Keep Germany happy is the order of the day in the euro zone. France’s president Nicolas Sarkozy has agreed with Berlin’s demands that tougher rules be enshrined in EU treaties. The European Commission’s proposals for common euro bonds are bowing to German insistence on fiscal discipline. The EU executive is already launching legislative process to implement stricter fiscal surveillance rules recently agreed by the monetary union’s leaders. So, if all goes according to plan, the euro zone will not see another debt crisis again.

That leaves the not-so-minor question of how to get out of the current one. Yields on the euro zone’s remaining triple-A rated members’ bonds are rising, and even a German bund auction on November 23 seemed hit by the current climate. Germany’s partners clearly think the solution to the crisis will come from Berlin — and what it will offer in exchange for their firm commitments never to sin again.

 

The hope is clearly that Angela Merkel will prove more flexible in the short term in exchange for getting her say in the longer term. She could tone down her government’s opposition to a larger role for the European Central Bank. That will not end the Bundesbank’s principled hostility to ECB bond-buying. Nor will it prompt Mario Draghi to move just because governments tell him to. But at least it would lift the most serious political obstacle to a more active central bank role. Merkel could also pay more attention to demands — or, rather, polite suggestions? — that surplus-prone Germany do more to shore up the entire region’s economy.

The German chancellor knows she must act fast, if only for self-interested reasons.

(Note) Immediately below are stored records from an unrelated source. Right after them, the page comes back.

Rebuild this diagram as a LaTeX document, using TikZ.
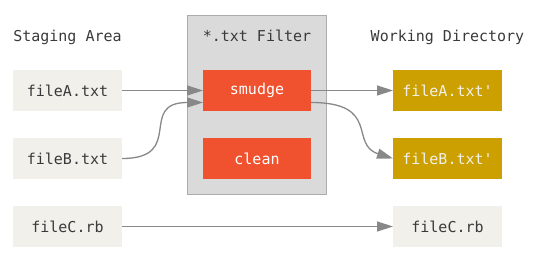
\documentclass[tikz,border=0pt]{standalone}
\usepackage{fontspec}
\setmonofont{DejaVu Sans Mono}
\usepackage{tikz}
\usetikzlibrary{arrows.meta,positioning,fit,backgrounds}
\definecolor{gitred}{HTML}{F0512E}
\definecolor{gitgold}{HTML}{CBA000}
\definecolor{gitpaper}{HTML}{F1F0EA}
\definecolor{gitgray}{HTML}{DADADA}
\definecolor{gitline}{HTML}{888888}
\definecolor{gitink}{HTML}{3A3A3A}

\begin{document}
\begin{tikzpicture}[
x=1pt,y=1pt,
node distance=27pt and 81pt,
font=\ttfamily\fontsize{15}{18}\selectfont,
file/.style={fill=gitpaper,text=gitink,inner sep=0pt,outer sep=0pt,
minimum height=41pt,minimum width=109pt},
filt/.style={file,fill=gitred,text=white},
work/.style={file,fill=gitgold,text=gitpaper},
title/.style={text=gitink,inner sep=0pt,text height=11pt,text depth=3.5pt},
flow/.style={-{Triangle[length=16pt,width=10pt]},gitline,line width=1.3pt}
]
\useasboundingbox (0,0) rectangle (540,-260);
\node[file] (fileA) at (67.5,-90.5) {fileA.txt};
\node[file,below=of fileA] (fileB) {fileB.txt};
\node[file,below=of fileB] (fileC) {fileC.rb};
\node[filt,right=81pt of fileA,minimum width=108pt] (smudge) {smudge};
\node[filt,below=of smudge,minimum width=108pt] (clean) {clean};
\node[work,right=82pt of smudge] (fileAw) {fileA.txt'};
\node[work,below=of fileAw] (fileBw) {fileB.txt'};
\node[file,below=of fileBw] (fileCw) {fileC.rb};

\node[title,above=25pt of fileA] (staging) {Staging Area};
\node[title,above=25pt of smudge] (filter) {*.txt Filter};
\node[title,above=25pt of fileAw] (workdir) {Working Directory};

\begin{scope}[on background layer]
\node[fill=gitgray,draw=gitline!70,line width=1pt,inner xsep=15pt,inner ysep=15pt,
fit=(smudge)(clean)(filter)] (filterbox) {};
\end{scope}

\draw[flow] (fileA) -- (smudge);
\draw[flow] (fileB.east) .. controls +(64,0) and +(-66,0) .. ([yshift=-12pt]smudge.west);
\draw[flow] (smudge) -- (fileAw);
\draw[flow] ([yshift=-12pt]smudge.east) .. controls +(70,0) and +(-44,14) .. (fileBw.west);
\draw[flow] (fileC) -- (fileCw);
\end{tikzpicture}
\end{document}
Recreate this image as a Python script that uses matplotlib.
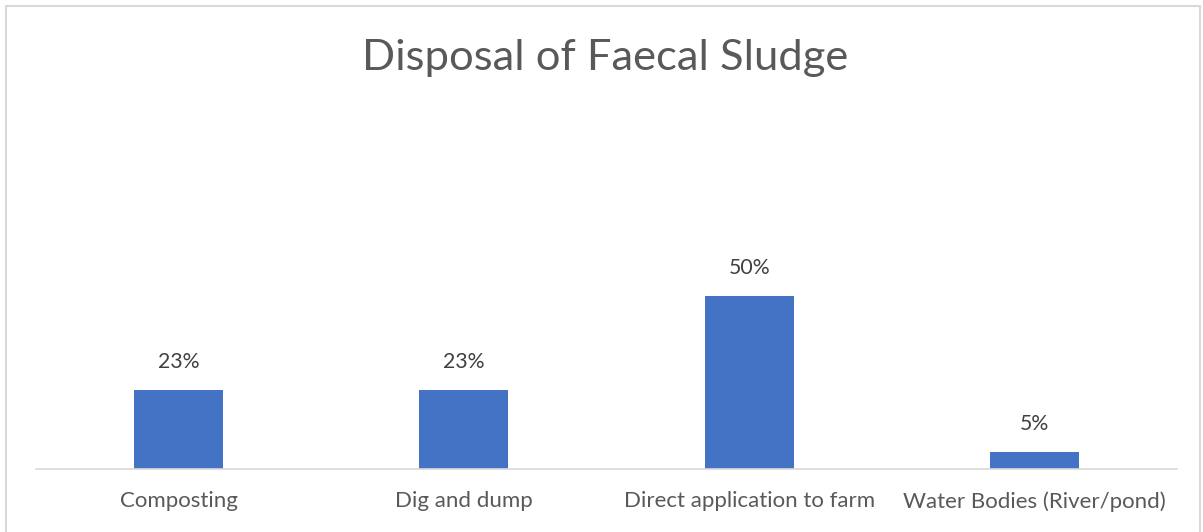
import matplotlib
matplotlib.use("Agg")
import matplotlib.pyplot as plt
from matplotlib.patches import Rectangle

categories = ["Composting", "Dig and dump", "Direct application to farm", "Water Bodies (River/pond)"]
values = [23, 23, 50, 5]
value_labels = ["23%", "23%", "50%", "5%"]
title = "Disposal of Faecal Sludge"

W, H = 1203, 532
fig = plt.figure(figsize=(W / 100, H / 100), dpi=100)
fig.patch.set_facecolor("white")

# chart frame
fig.add_artist(Rectangle((6 / W, -0.05), (1200 - 6) / W, (H - 6) / H + 0.05,
                         transform=fig.transFigure, fill=False,
                         edgecolor="#D9D9D9", linewidth=1.5))

left, right = 36 / W, 1177 / W
bottom, top = (H - 469) / H, (H - 262) / H
ax = fig.add_axes([left, bottom, right - left, top - bottom])

x = range(len(categories))
bars = ax.bar(x, values, width=0.312, color="#4472C4")
ax.set_xlim(-0.5, len(categories) - 0.5)
ax.set_ylim(0, 60)

font = "Lato"
for xi, v, lab in zip(x, values, value_labels):
    ax.annotate(lab, (xi, v), xytext=(0, 13), textcoords="offset points",
                ha="center", va="bottom", fontsize=15.3, color="#404040",
                family=font)

ax.set_xticks(list(x))
ax.set_xticklabels(categories, fontsize=16, color="#595959", family=font)
ax.tick_params(axis="x", length=0, pad=16)
ax.set_yticks([])
for s in ["top", "left", "right"]:
    ax.spines[s].set_visible(False)
ax.spines["bottom"].set_color("#D9D9D9")
ax.spines["bottom"].set_linewidth(1.2)

fig.text(605 / W, 1 - 58 / H, title, ha="center", va="center",
         fontsize=31.3, color="#595959", family=font)

fig.savefig("out.png", dpi=100)
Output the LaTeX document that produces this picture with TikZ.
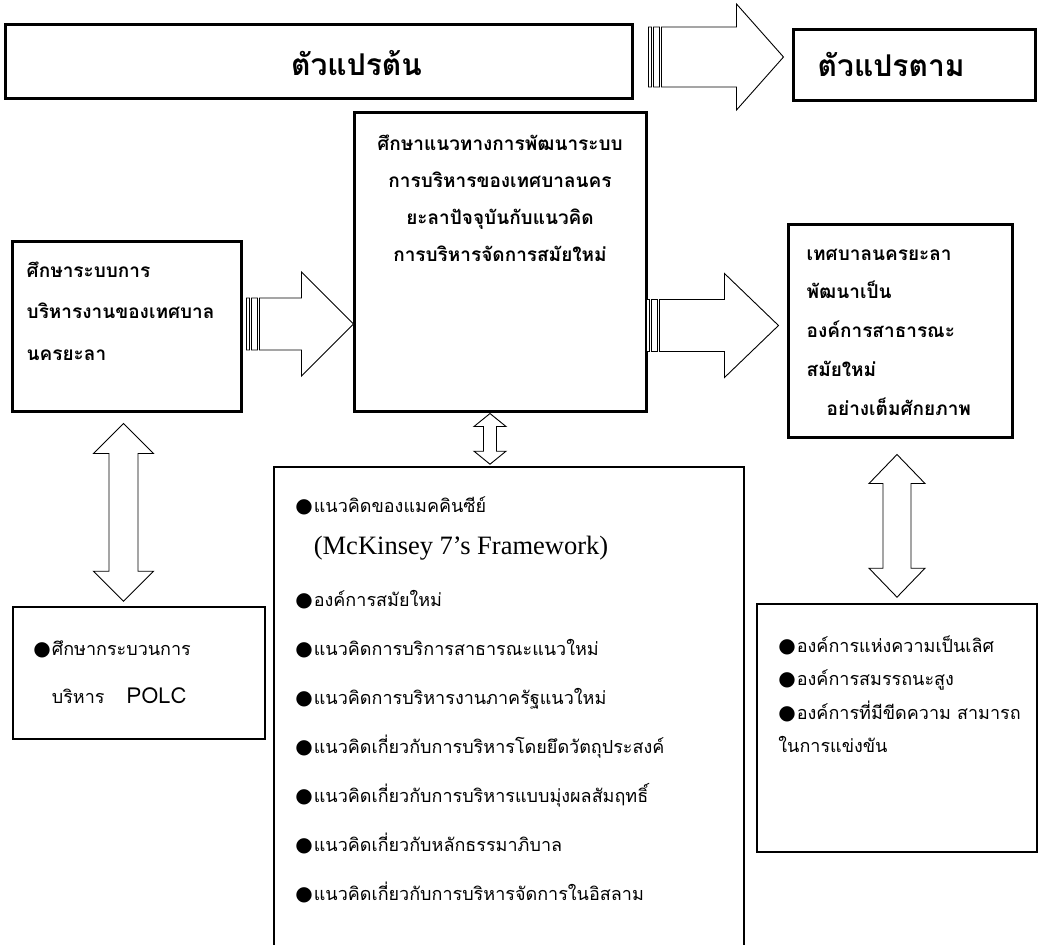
\documentclass[tikz,border=0pt]{standalone}
\usepackage{fontspec}
\setmainfont{Liberation Serif}
\newfontfamily\thai[Script=Thai]{Loma}
\newfontfamily\symb{DejaVu Sans}
\newfontfamily\timesf{Liberation Serif}
\usetikzlibrary{positioning,calc}

\newcommand{\bul}{{\symb\fontsize{20}{20}\selectfont ●}\kern1pt}
\newcommand{\nobul}{\hphantom{\bul}}

% striped block arrow: start, tip, body half, head half, head length
\newcommand{\stripearrow}[5]{%
  \draw[blockarrow] let \p1=(#1), \p2=(#2) in
    (\x1,\y1+#3) rectangle (\x1+3,\y1-#3)
    (\x1+5,\y1+#3) rectangle (\x1+11,\y1-#3)
    (\x1+13,\y1+#3) -- (\x2-#5,\y1+#3) -- (\x2-#5,\y1+#4) -- (\x2,\y1)
    -- (\x2-#5,\y1-#4) -- (\x2-#5,\y1-#3) -- (\x1+13,\y1-#3) -- cycle;}
% up-down block arrow: top tip, bottom tip, shaft half, head half, head length
\newcommand{\dblarrow}[5]{%
  \draw[blockarrow] let \p1=(#1), \p2=(#2) in
    (\x1,\y1) -- (\x1+#4,\y1-#5) -- (\x1+#3,\y1-#5) -- (\x1+#3,\y2+#5)
    -- (\x1+#4,\y2+#5) -- (\x1,\y2) -- (\x1-#4,\y2+#5) -- (\x1-#3,\y2+#5)
    -- (\x1-#3,\y1-#5) -- (\x1-#4,\y1-#5) -- cycle;}

\tikzset{
  box/.style={draw,line width=3pt,inner sep=0pt},
  listbox/.style={draw,line width=1.6pt,inner sep=0pt},
  blockarrow/.style={draw,line width=0.9pt,fill=white},
  headtxt/.style={inner sep=0pt,font=\thai\bfseries\fontsize{30}{34}\selectfont},
  boldtxt/.style={inner sep=0pt,font=\thai\bfseries\fontsize{19}{#1}\selectfont},
  listtxt/.style={inner sep=0pt,align=left,font=\thai\fontsize{18}{#1}\selectfont}
}

\begin{document}
\begin{tikzpicture}[x=1pt,y=-1pt]
  \useasboundingbox[fill=white] (0,0) rectangle (1042,945);

  % variable headers
  \node[box,minimum width=627pt,minimum height=74pt] (indep) at (318.5,61) {};
  \node[headtxt] (indep-t) at ($(indep.center)+(38,2)$) {ตัวแปรต้น};
  \node[box,minimum width=242pt,minimum height=71pt] (dep) at (914,64.5) {};
  \node[headtxt,right=26pt of dep.west] (dep-t) {ตัวแปรตาม};

  % main boxes
  \node[box,minimum width=229pt,minimum height=170pt] (study) at (126.5,326) {};
  \node[box,minimum width=292pt,minimum height=299pt] (guide) at (500,261.5) {};
  \node[box,minimum width=224pt,minimum height=213pt] (goal) at (900,330.5) {};

  \node[boldtxt=41.5,align=left,below right=22pt and 16pt of study.north west] (study-t)
    {ศึกษาระบบการ\\บริหารงานของเทศบาล\\นครยะลา};
  \node[boldtxt=37,align=center,anchor=north] (guide-t) at ($(guide.north)+(0,24)$)
    {ศึกษาแนวทางการพัฒนาระบบ\\การบริหารของเทศบาลนคร\\ยะลาปัจจุบันกับแนวคิด\\การบริหารจัดการสมัยใหม่};
  \node[boldtxt=38.75,align=left,below right=26pt and 20pt of goal.north west] (goal-t)
    {เทศบาลนครยะลา\\พัฒนาเป็น\\องค์การสาธารณะ\\สมัยใหม่\\\hspace*{20pt}อย่างเต็มศักยภาพ};

  % lower boxes
  \node[listbox,minimum width=252pt,minimum height=132pt] (polc) at (139,673) {};
  \node[listbox,minimum width=470pt,minimum height=493pt] (concepts) at (509,713.5) {};
  \node[listbox,minimum width=280pt,minimum height=248pt] (traits) at (897,728) {};

  \node[listtxt=48,below right=34pt and 21pt of polc.north west] (polc-t)
    {\bul ศึกษากระบวนการ\\\nobul บริหาร\hspace{22pt}{\fontsize{22}{22}\selectfont POLC}};
  \node[listtxt=49,below right=30pt and 22pt of concepts.north west] (concepts-t)
    {\bul แนวคิดของแมคคินซีย์\\[-7pt]
     \nobul{\timesf\fontsize{26.5}{30}\selectfont (McKinsey 7’s Framework)}\\[3pt]
     \bul องค์การสมัยใหม่\\
     \bul แนวคิดการบริการสาธารณะแนวใหม่\\
     \bul แนวคิดการบริหารงานภาครัฐแนวใหม่\\
     \bul แนวคิดเกี่ยวกับการบริหารโดยยึดวัตถุประสงค์\\
     \bul แนวคิดเกี่ยวกับการบริหารแบบมุ่งผลสัมฤทธิ์\\
     \bul แนวคิดเกี่ยวกับหลักธรรมาภิบาล\\
     \bul แนวคิดเกี่ยวกับการบริหารจัดการในอิสลาม};
  \node[listtxt=33.5,below right=32pt and 22pt of traits.north west] (traits-t)
    {\bul องค์การแห่งความเป็นเลิศ\\
     \bul องค์การสมรรถนะสูง\\
     \bul องค์การที่มีขีดความ สามารถ\\
     ในการแข่งขัน};

  % block arrows
  \stripearrow{$(indep.east)+(15,-4)$}{$(dep.west)+(-8,0)$}{30}{53}{47}
  \stripearrow{$(study.east)+(4,-2)$}{$(guide.west)+(1,0)$}{26}{52}{52}
  \stripearrow{$(guide.east)+(-1,64)$}{$(goal.west)+(-8,0)$}{26}{52}{54}

  \dblarrow{$(study.south)+(-3,11)$}{$(polc.north)+(0,-5)$}{14.5}{30}{30}
  \dblarrow{$(guide.south)+(-10,1)$}{$(concepts.north)+(0,-2)$}{6.5}{16}{13}
  \dblarrow{$(goal.south)+(-3,16)$}{$(traits.north)+(0,-6)$}{14}{28}{29}
\end{tikzpicture}
\end{document}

She will stand for re-election in 2013. Current forecasts see the euro zone economy barely growing in 2012. But, a recession will be hard to avoid if Spanish, Italian and even French government bond yields stay at their current levels for long. At some point, Merkel will have to admit, for the sake of her own political future, that long-term promises aren’t enough to convince investors that their euro-panic is unfounded.